YoY, 1H17 operating revenue grew by 9%, led by lion share’s trading revenue of 13% (which was on the back of the securities market higher ADV of +32% and volume of +60% despite lower trading revenue from derivatives market of -12%). Meanwhile for the total income, with the support of positive growth in “other income” segment (+4%, which was predominantly driven by higher dividend and rental income), the overall numbers improved with a similar quantum of 8%. At the bottom-line, with a better cost-to-income ratio (CIR) of 43.8% (-3.1ppts) on the back of better operational efficiency, PATAMI improved by a wider quantum of 17%. Meanwhile on QoQ basis, 2Q17 total income was flat with better trading revenue (+3%) negated by lower stable revenue (-6%, with the absence of conference fees and exhibition related income that was previously recorded in 1QCY). However, with a better CIR of 42.8% (- 1.9ppts) recorded (on lower market development and promotions expenses), 1Q17 PBT improved by 4%.

Downside risks mounting in 3QCY with normalisation in 4QCY. Note that BURSA marked its highest 1H operating revenue since listing, driven by the exceptionally strong volume in securities ADV. However, since the end of June towards our date of writing, we noticed that Securities ADVs as well as the trading volumes are already showing signs of weakening with ADV averaging at RM1.8b alongside thinner volume of 1.8b shares.

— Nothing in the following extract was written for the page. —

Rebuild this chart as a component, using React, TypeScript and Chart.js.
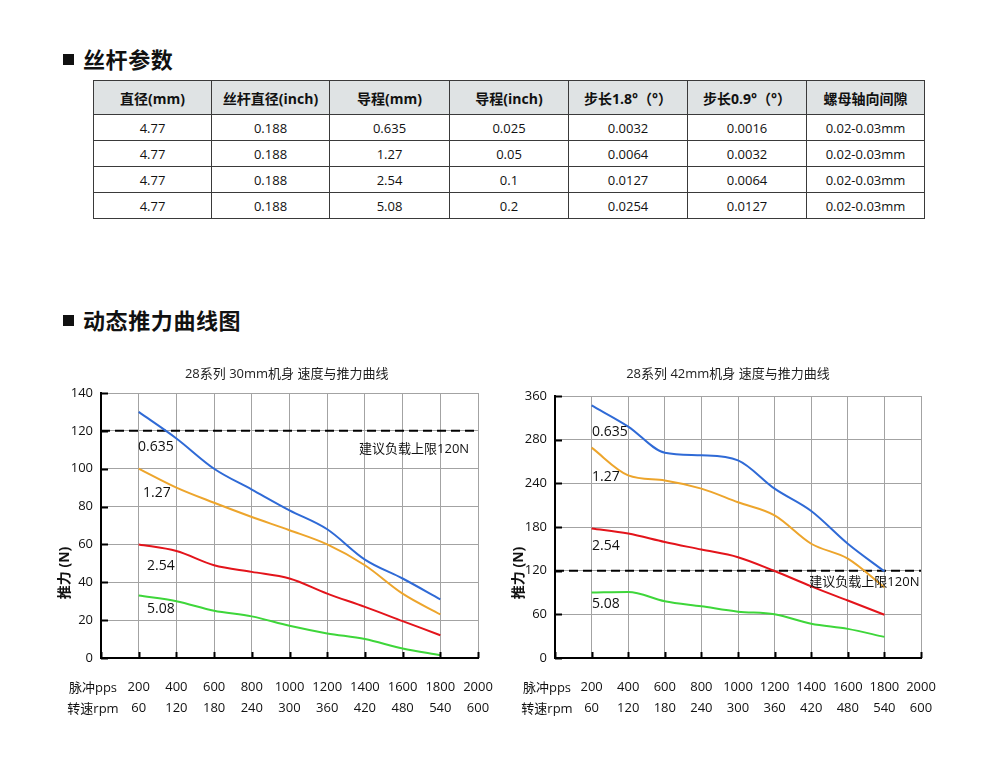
import React, { useEffect, useRef } from 'react';
import { Chart, registerables } from 'chart.js';
Chart.register(...registerables);

const FONT = '"Open Sans", "Noto Sans CJK SC", sans-serif';

// ---------- table data ----------
const tableHeaders = ['直径(mm)', '丝杆直径(inch)', '导程(mm)', '导程(inch)', '步长1.8°（°）', '步长0.9°（°）', '螺母轴向间隙'];
const diameterMm = ['4.77', '4.77', '4.77', '4.77'];
const diameterInch = ['0.188', '0.188', '0.188', '0.188'];
const leadMm = ['0.635', '1.27', '2.54', '5.08'];
const leadInch = ['0.025', '0.05', '0.1', '0.2'];
const step18 = ['0.0032', '0.0064', '0.0127', '0.0254'];
const step09 = ['0.0016', '0.0032', '0.0064', '0.0127'];
const backlash = ['0.02-0.03mm', '0.02-0.03mm', '0.02-0.03mm', '0.02-0.03mm'];

// ---------- chart data ----------
const ppsValues = [200, 400, 600, 800, 1000, 1200, 1400, 1600, 1800];
const ppsTickLabels = ['200', '400', '600', '800', '1000', '1200', '1400', '1600', '1800', '2000'];
const rpmTickLabels = ['60', '120', '180', '240', '300', '360', '420', '480', '540', '600'];
const seriesNames = ['0.635', '1.27', '2.54', '5.08'];
const seriesColors = ['#2f6ad6', '#eda52c', '#e3141b', '#3ed63a'];

const left0635 = [130, 116, 100, 89, 78, 68, 52, 42, 31];
const left127 = [100, 90, 82, 74.5, 67.5, 60, 49, 34, 23];
const left254 = [60, 56.5, 49, 45.5, 42, 34, 27, 19.5, 12];
const left508 = [33, 30, 25, 22, 17, 13, 10, 5, 1.5];

const right0635 = [347, 318, 282, 278.5, 271.6, 232.7, 202, 157, 119];
const right127 = [289, 251, 244, 232.7, 214, 196, 157, 136.5, 97];
const right254 = [178, 171, 159.4, 149, 138.5, 119.5, 98.5, 79, 59.5];
const right508 = [90, 90.7, 78, 71, 63.7, 60, 47, 40, 29];

const leftYTickLabels = ['0', '20', '40', '60', '80', '100', '120', '140'];
const rightYTickLabels = ['0', '60', '120', '180', '240', '280', '360'];

const loadLimit = 120;

type ChartCfg = {
  title: string;
  titleX: number;
  yMax: number;
  yStep: number;
  yTickLabels: string[];
  series: number[][];
  labelAnchors: { text: string; x: number; y: number; size: number }[];
  padding: { left: number; right: number; top: number; bottom: number };
  yWidth: number;
  xHeight: number;
  canvas: { left: number; top: number; width: number; height: number };
};

const leftCfg: ChartCfg = {
  title: '28系列 30mm机身 速度与推力曲线',
  titleX: 985,
  yMax: 140,
  yStep: 20,
  yTickLabels: leftYTickLabels,
  series: [left0635, left127, left254, left508],
  labelAnchors: [
    { text: '0.635', x: 196, y: 111.5, size: 14 },
    { text: '1.27', x: 223, y: 87, size: 14 },
    { text: '2.54', x: 244, y: 48.7, size: 14 },
    { text: '5.08', x: 244, y: 25.7, size: 14 },
    { text: '建议负载上限120N', x: 1369, y: 110.3, size: 13 },
  ],
  padding: { left: 0, right: 34, top: 38, bottom: 0 },
  yWidth: 61,
  xHeight: 67,
  canvas: { left: 40, top: 355, width: 472, height: 370 },
};

const rightCfg: ChartCfg = {
  title: '28系列 42mm机身 速度与推力曲线',
  titleX: 945,
  yMax: 360,
  yStep: 60,
  yTickLabels: rightYTickLabels,
  series: [right0635, right127, right254, right508],
  labelAnchors: [
    { text: '0.635', x: 202, y: 310.5, size: 14 },
    { text: '1.27', x: 202, y: 248, size: 14 },
    { text: '2.54', x: 202, y: 153.5, size: 14 },
    { text: '5.08', x: 202, y: 74, size: 14 },
    { text: '建议负载上限120N', x: 1390, y: 104.4, size: 13 },
  ],
  padding: { left: 0, right: 34, top: 41, bottom: 0 },
  yWidth: 60,
  xHeight: 67,
  canvas: { left: 495, top: 355, width: 460, height: 370 },
};

const overlayPlugin = {
  id: 'overlay',
  afterDraw(chart: any, _args: any, opts: any) {
    const { ctx, chartArea } = chart;
    const xs = chart.scales.x;
    const ys = chart.scales.y;
    ctx.save();
    // inner tick marks
    ctx.strokeStyle = '#000';
    ctx.lineWidth = 2;
    xs.ticks.forEach((t: any) => {
      const px = Math.round(xs.getPixelForValue(t.value)) + 0.5;
      ctx.beginPath();
      ctx.moveTo(px, chartArea.bottom);
      ctx.lineTo(px, chartArea.bottom - 6);
      ctx.stroke();
    });
    ys.ticks.forEach((t: any) => {
      const py = Math.round(ys.getPixelForValue(t.value)) + 0.5;
      ctx.beginPath();
      ctx.moveTo(chartArea.left, py);
      ctx.lineTo(chartArea.left + 7, py);
      ctx.stroke();
    });
    // title
    ctx.fillStyle = '#222';
    ctx.font = `13px ${FONT}`;
    ctx.textAlign = 'center';
    ctx.textBaseline = 'middle';
    ctx.fillText(opts.title, xs.getPixelForValue(opts.titleX), 19);
    // series labels
    ctx.fillStyle = '#111';
    ctx.textAlign = 'left';
    opts.labelAnchors.forEach((a: any) => {
      ctx.font = `${a.size}px ${FONT}`;
      ctx.fillText(a.text, xs.getPixelForValue(a.x), ys.getPixelForValue(a.y));
    });
    // x row headers
    ctx.font = `13px ${FONT}`;
    ctx.textAlign = 'center';
    ctx.fillText('脉冲pps', chartArea.left - 8, chartArea.bottom + 30);
    ctx.fillText('转速rpm', chartArea.left - 8, chartArea.bottom + 51);
    // y title
    ctx.translate(chartArea.left - 36, chartArea.bottom - 85);
    ctx.rotate(-Math.PI / 2);
    ctx.font = `bold 14px ${FONT}`;
    ctx.fillText('推力 (N)', 0, 0);
    ctx.restore();
  },
};

function ForceChart({ cfg }: { cfg: ChartCfg }) {
  const ref = useRef<HTMLCanvasElement>(null);
  useEffect(() => {
    if (!ref.current) return;
    const datasets: any[] = cfg.series.map((vals, i) => ({
      label: seriesNames[i],
      data: ppsValues.map((p, j) => ({ x: p, y: vals[j] })),
      borderColor: seriesColors[i],
      borderWidth: 2,
      pointRadius: 0,
      cubicInterpolationMode: 'monotone',
      fill: false,
    }));
    datasets.unshift({
      label: 'limit',
      data: [
        { x: 0, y: loadLimit },
        { x: 2000, y: loadLimit },
      ],
      borderColor: '#000',
      borderWidth: 2,
      borderDash: [9, 5],
      pointRadius: 0,
      fill: false,
      order: 10,
    });
    const chart = new Chart(ref.current, {
      type: 'line',
      data: { datasets },
      options: {
        animation: false,
        responsive: false,
        maintainAspectRatio: false,
        layout: { padding: cfg.padding },
        plugins: {
          legend: { display: false },
          tooltip: { enabled: false },
          title: { display: false },
          overlay: { title: cfg.title, titleX: cfg.titleX, labelAnchors: cfg.labelAnchors },
        } as any,
        scales: {
          x: {
            type: 'linear',
            min: 0,
            max: 2000,
            afterFit: (s: any) => {
              s.height = cfg.xHeight;
            },
            ticks: {
              stepSize: 200,
              autoSkip: false,
              maxRotation: 0,
              padding: 19,
              color: '#111',
              font: { family: FONT, size: 13, lineHeight: 1.6 },
              callback: (v: any) => {
                const i = Math.round(v / 200) - 1;
                if (i < 0) return '';
                return [ppsTickLabels[i], rpmTickLabels[i]];
              },
            },
            grid: { color: '#a3a3a3', lineWidth: 1, drawTicks: false },
            border: { color: '#000', width: 2 },
          },
          y: {
            type: 'linear',
            min: 0,
            max: cfg.yMax,
            afterFit: (s: any) => {
              s.width = cfg.yWidth;
            },
            ticks: {
              stepSize: cfg.yStep,
              autoSkip: false,
              padding: 8,
              color: '#111',
              font: { family: FONT, size: 13 },
              callback: (v: any) => cfg.yTickLabels[Math.round(v / cfg.yStep)] ?? '',
            },
            grid: { color: '#a3a3a3', lineWidth: 1, drawTicks: false },
            border: { color: '#000', width: 2 },
          },
        },
      },
      plugins: [overlayPlugin],
    });
    return () => chart.destroy();
  }, [cfg]);
  const c = cfg.canvas;
  return (
    <canvas
      ref={ref}
      width={c.width}
      height={c.height}
      style={{ position: 'absolute', left: c.left, top: c.top, width: c.width, height: c.height }}
    />
  );
}

function Heading({ text, top }: { text: string; top: number }) {
  return (
    <div style={{ position: 'absolute', left: 63, top, height: 24, display: 'flex', alignItems: 'center' }}>
      <div style={{ width: 11, height: 11, background: '#111', marginRight: 9 }} />
      <div style={{ fontFamily: FONT, fontWeight: 700, fontSize: 22, letterSpacing: 0.6, color: '#111', lineHeight: '24px' }}>
        {text}
      </div>
    </div>
  );
}

export default function App() {
  useEffect(() => {
    document.body.style.margin = '0';
  }, []);
  const colWidths = [118, 118, 120, 119, 119, 119, 118];
  const rows = diameterMm.map((_, i) => [diameterMm[i], diameterInch[i], leadMm[i], leadInch[i], step18[i], step09[i], backlash[i]]);
  const cellBase: React.CSSProperties = {
    border: '1px solid #3a3a3a',
    textAlign: 'center',
    verticalAlign: 'middle',
    padding: 0,
    fontFamily: FONT,
    fontSize: 13,
    color: '#111',
  };
  return (
    <div style={{ position: 'absolute', left: 0, top: 0, width: 1000, height: 778, background: '#fff', overflow: 'hidden' }}>
      <Heading text="丝杆参数" top={47} />
      <table
        style={{
          position: 'absolute',
          left: 93,
          top: 80,
          borderCollapse: 'collapse',
          tableLayout: 'fixed',
          width: 832,
        }}
      >
        <colgroup>
          {colWidths.map((w, i) => (
            <col key={i} style={{ width: w }} />
          ))}
        </colgroup>
        <thead>
          <tr style={{ height: 34 }}>
            {tableHeaders.map((h, i) => (
              <th key={i} style={{ ...cellBase, background: '#dfe3e4', fontWeight: 700, fontSize: 14 }}>
                {h}
              </th>
            ))}
          </tr>
        </thead>
        <tbody>
          {rows.map((r, i) => (
            <tr key={i} style={{ height: 26 }}>
              {r.map((v, j) => (
                <td key={j} style={cellBase}>
                  {v}
                </td>
              ))}
            </tr>
          ))}
        </tbody>
      </table>
      <Heading text="动态推力曲线图" top={308} />
      <ForceChart cfg={leftCfg} />
      <ForceChart cfg={rightCfg} />
    </div>
  );
}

This is in line with our strategist’s view that the 3QCY could be the weakest quarter, supported by our in-house empirical research, which suggests uninspiring upside potential alongside the subsiding buying interest for Bursa Securities in 3Q. That said, it may not be all gloom and doom for 2017 as 1H17 stellar performances coupled with normalisation in 4Q17 should be sufficient to make up the shortfall in 3QCY.

Maintain MARKET PERFORM with a higher TP of RM10.35 (from RM10.12). While we made no major changes to our earnings driver assumptions, our FY17E/FY18E NPs have been tweaked up by 1%/2% post model updates. All in, our TP is now at RM10.35 based on an unchanged 23.0x FY18 PER (which is at the +1SD above the 5-year average PER). Maintain MARKET PERFORM. Risks to our call include: (i) lower-than-expected trading volume in the securities and derivatives markets, (ii) higher-than-expected opex, and (iii) less IPOs.